[EM] MRSODA (Mr. Soda), a SODA-inspired PR method (NP-complete???)

Andy Jennings elections at jenningsstory.com
Fri Jun 10 07:25:01 PDT 2011


Jameson,

On Fri, Jun 10, 2011 at 6:53 AM, Jameson Quinn <jameson.quinn at gmail.com>wrote:

> I'm not aware of many approval-based PR systems, though. Perhaps it's my
> own ignorance, but the only ones I know of are RAV and the two-ranked case
> of a complicated, unpublished Bucklin-based system I've come up with, based
> on the concept of assigning individual votes and electing candidates one at
> a time. Since I don't really even understand my own system (I've decided
> it's too complex to be worth publishing until I've at least explored its
> properties computationally) that leaves just RAV (reweighted approval
> voting, the approval simplification of RRV).
>

You may want to Google "Brams Kilgour Approval Committee".  In early 2009, I
saw Marc Kilgour give a talk that surveyed MANY different methods of
resolving a multiwinner election from approval ballots.  He considered many
different permutations and parameters.    I think this is a similar "survey"
paper: http://www.springerlink.com/content/r173p72n6l1q6880/

But it's not free...  :(

It seems the method that Kilgour and Brams like best is called Satisfaction
Approval Voting.  There is some material about this in Brams' book
"Mathematics and Democracy".



> Remember, the RAV procedure is:
> 0. While there are still open seats, repeat the following two steps:
> 1. Elect the highest-approval candidate
> 2. Reweight all ballots to 1/(n+1), where n is the number of elected
> candidates they approve
>
> I would propose a variant of this, Minimum Remainder RAV. The slate elected
> is the one which leaves the lowest average final weight over all ballots.
> This is an optimizing, not a procedural system, and so I do not know how
> hard it is in practice to calculate the result; as far as I know right now,
> it could be NP-complete.
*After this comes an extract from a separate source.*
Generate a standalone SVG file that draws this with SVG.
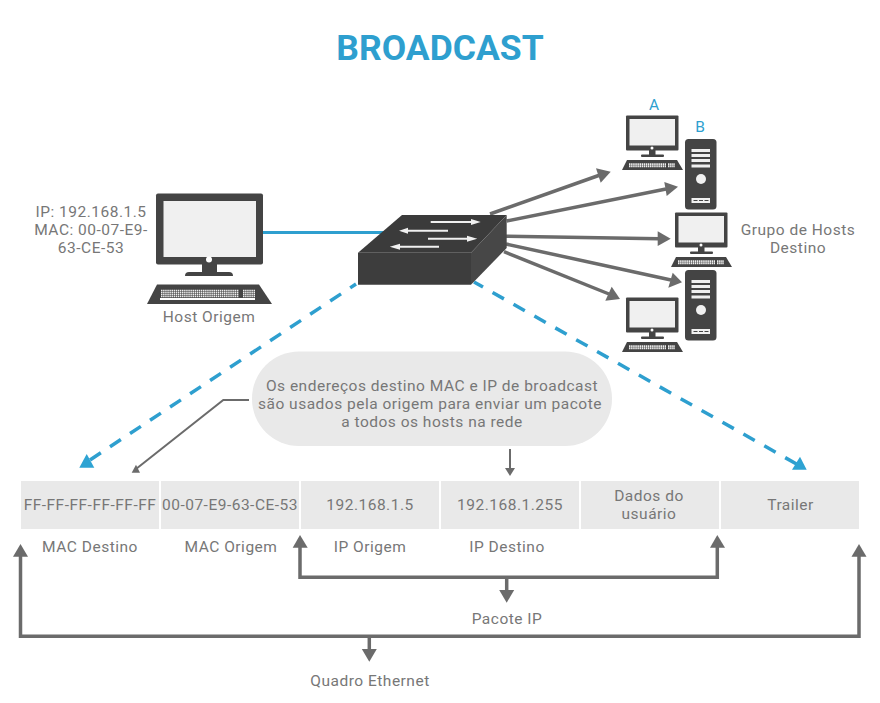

In that case, to make it decidable, the rule could
> be to allow anybody to submit a slate for some period after the election,
> and the winning slate is the optimum out of those submitted. With modern
> computers, it would be possible to submit all possible slates for up to a
> few dozen serious candidates; past that, it may be impossible to find a
> provably-optimum solution, but you could be certain to come close.
>
> Here's a simple example of when it comes out different from RAV:
> 11: AB
> 10: AC
> 6:D
>
> RAV elects A,D. MRRAV elects B,C
>


Can you explain what it means that "the slate elected is the one which
leaves the lowest average final weight"?

I thought it meant to minimize SUM(1/(N_i + 1)) over all voters, i, where
N_i is the number of winning candidates approved by voter i.

But in your example, electing B and C would leave 21 voters with one
approved candidate and 6 voters with zero approved candidates, which gives
an average final weight of 0.6111.  Electing A and D would give all 27
voters exactly one approved candidate, for an average final weight of 0.5.
 So wouldn't A and D be the winner in MRRAV?